Take every line where the string "this" appears and copy it.
## Start GIVEN DATA
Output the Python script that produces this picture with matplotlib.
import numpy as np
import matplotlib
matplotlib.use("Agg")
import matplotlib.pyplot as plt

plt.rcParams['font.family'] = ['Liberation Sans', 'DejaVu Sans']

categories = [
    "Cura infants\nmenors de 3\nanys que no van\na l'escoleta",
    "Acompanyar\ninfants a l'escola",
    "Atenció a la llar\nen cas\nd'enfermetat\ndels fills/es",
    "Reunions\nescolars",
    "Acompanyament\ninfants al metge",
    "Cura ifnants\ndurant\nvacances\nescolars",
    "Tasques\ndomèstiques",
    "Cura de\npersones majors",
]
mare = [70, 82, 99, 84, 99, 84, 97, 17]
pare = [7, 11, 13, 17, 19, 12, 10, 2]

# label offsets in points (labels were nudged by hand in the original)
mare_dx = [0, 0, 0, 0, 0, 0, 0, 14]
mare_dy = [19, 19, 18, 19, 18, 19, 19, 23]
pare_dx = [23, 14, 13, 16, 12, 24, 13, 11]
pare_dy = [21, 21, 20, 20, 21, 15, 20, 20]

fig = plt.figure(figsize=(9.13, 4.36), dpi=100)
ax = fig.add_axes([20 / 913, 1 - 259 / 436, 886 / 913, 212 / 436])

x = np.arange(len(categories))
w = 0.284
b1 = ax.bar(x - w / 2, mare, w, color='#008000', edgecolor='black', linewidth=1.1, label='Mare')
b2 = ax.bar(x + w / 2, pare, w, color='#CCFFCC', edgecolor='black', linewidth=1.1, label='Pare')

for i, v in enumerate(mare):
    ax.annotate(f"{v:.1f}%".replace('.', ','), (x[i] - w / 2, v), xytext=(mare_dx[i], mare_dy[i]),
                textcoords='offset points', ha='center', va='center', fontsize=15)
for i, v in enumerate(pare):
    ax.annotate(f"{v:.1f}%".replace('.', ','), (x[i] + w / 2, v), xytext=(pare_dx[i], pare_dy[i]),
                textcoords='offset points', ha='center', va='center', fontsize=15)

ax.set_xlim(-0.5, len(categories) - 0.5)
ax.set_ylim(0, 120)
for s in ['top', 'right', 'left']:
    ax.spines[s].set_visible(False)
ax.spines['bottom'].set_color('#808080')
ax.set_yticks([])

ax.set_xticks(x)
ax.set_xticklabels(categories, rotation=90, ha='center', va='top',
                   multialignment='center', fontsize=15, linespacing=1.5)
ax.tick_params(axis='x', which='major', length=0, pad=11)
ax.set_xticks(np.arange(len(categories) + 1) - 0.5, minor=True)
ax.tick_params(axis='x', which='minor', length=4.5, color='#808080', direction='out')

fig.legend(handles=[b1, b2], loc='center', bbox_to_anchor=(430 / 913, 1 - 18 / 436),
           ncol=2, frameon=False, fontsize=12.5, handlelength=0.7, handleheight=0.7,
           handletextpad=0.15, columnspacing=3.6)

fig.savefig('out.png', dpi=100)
## End GIVEN DATA
## Start GIVEN DATA
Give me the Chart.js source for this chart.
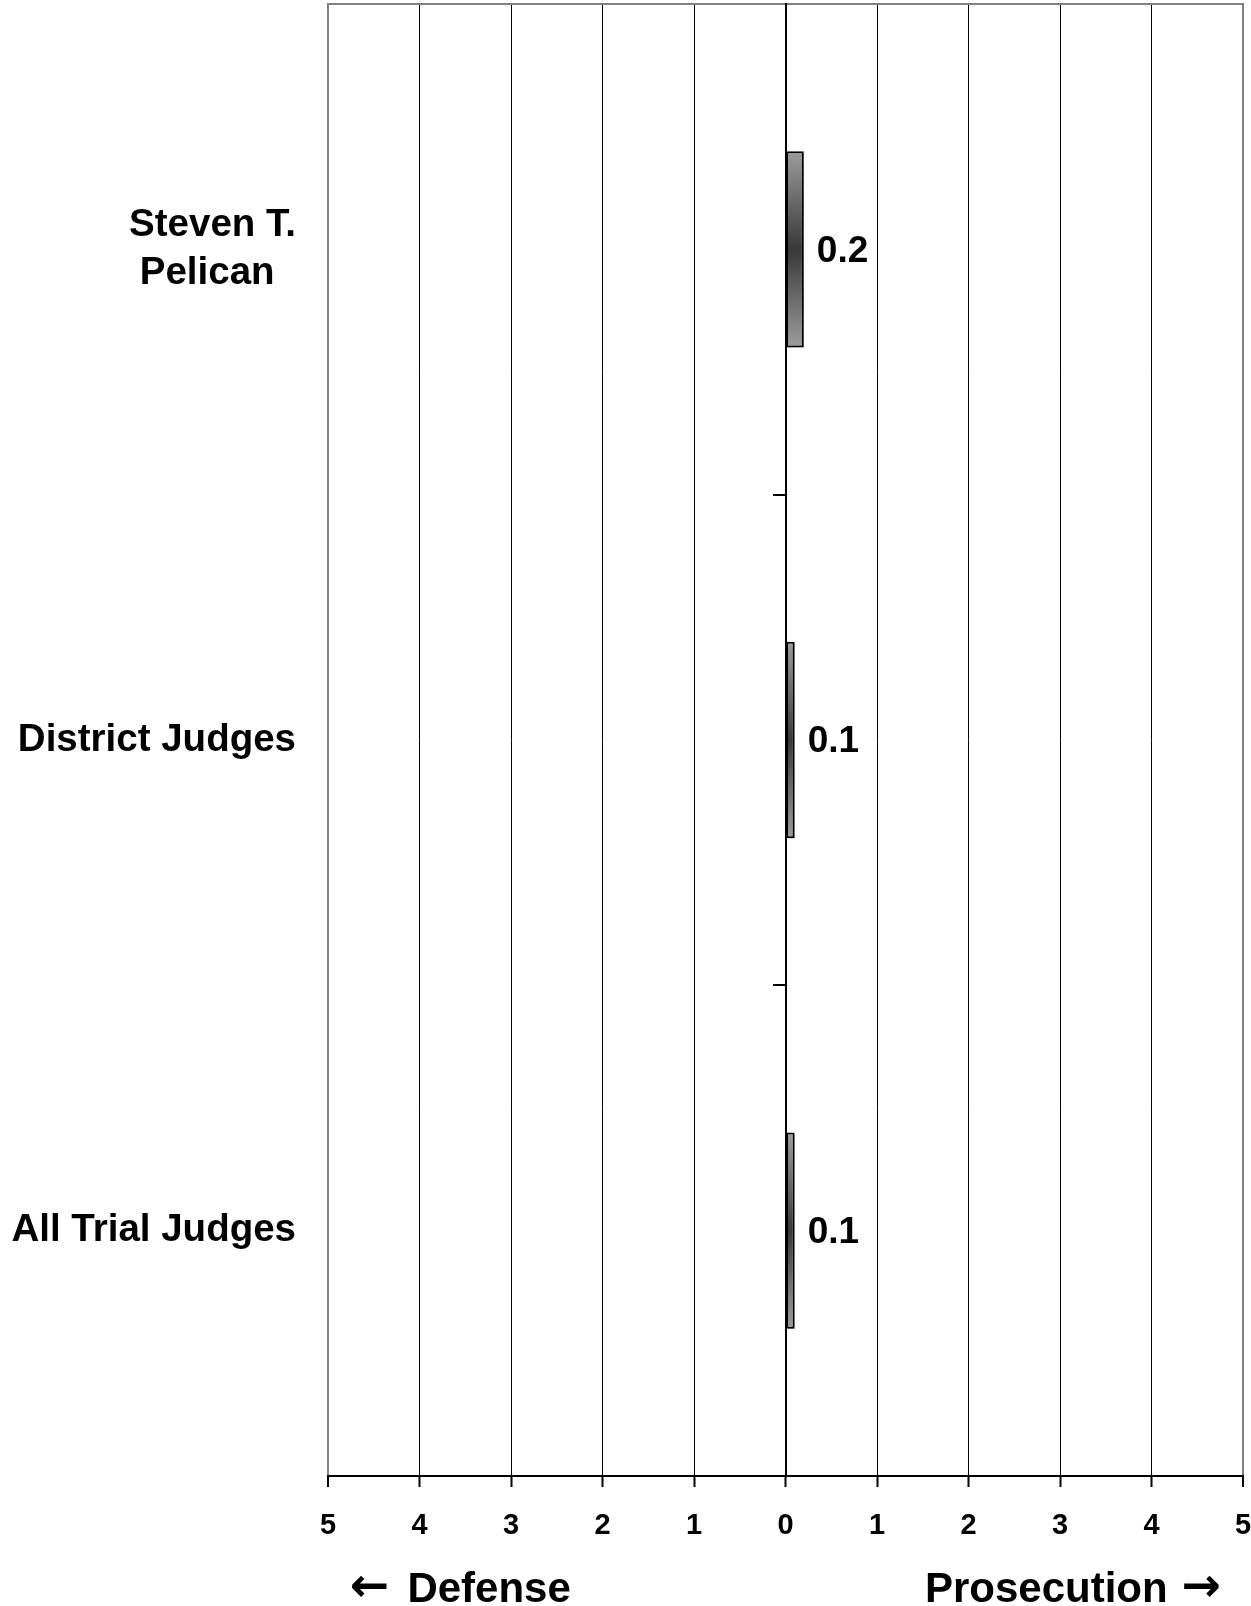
## End GIVEN DATA
_RESPONSE:_
Output the Python script that produces this picture with matplotlib.
Give me the Chart.js source for this chart.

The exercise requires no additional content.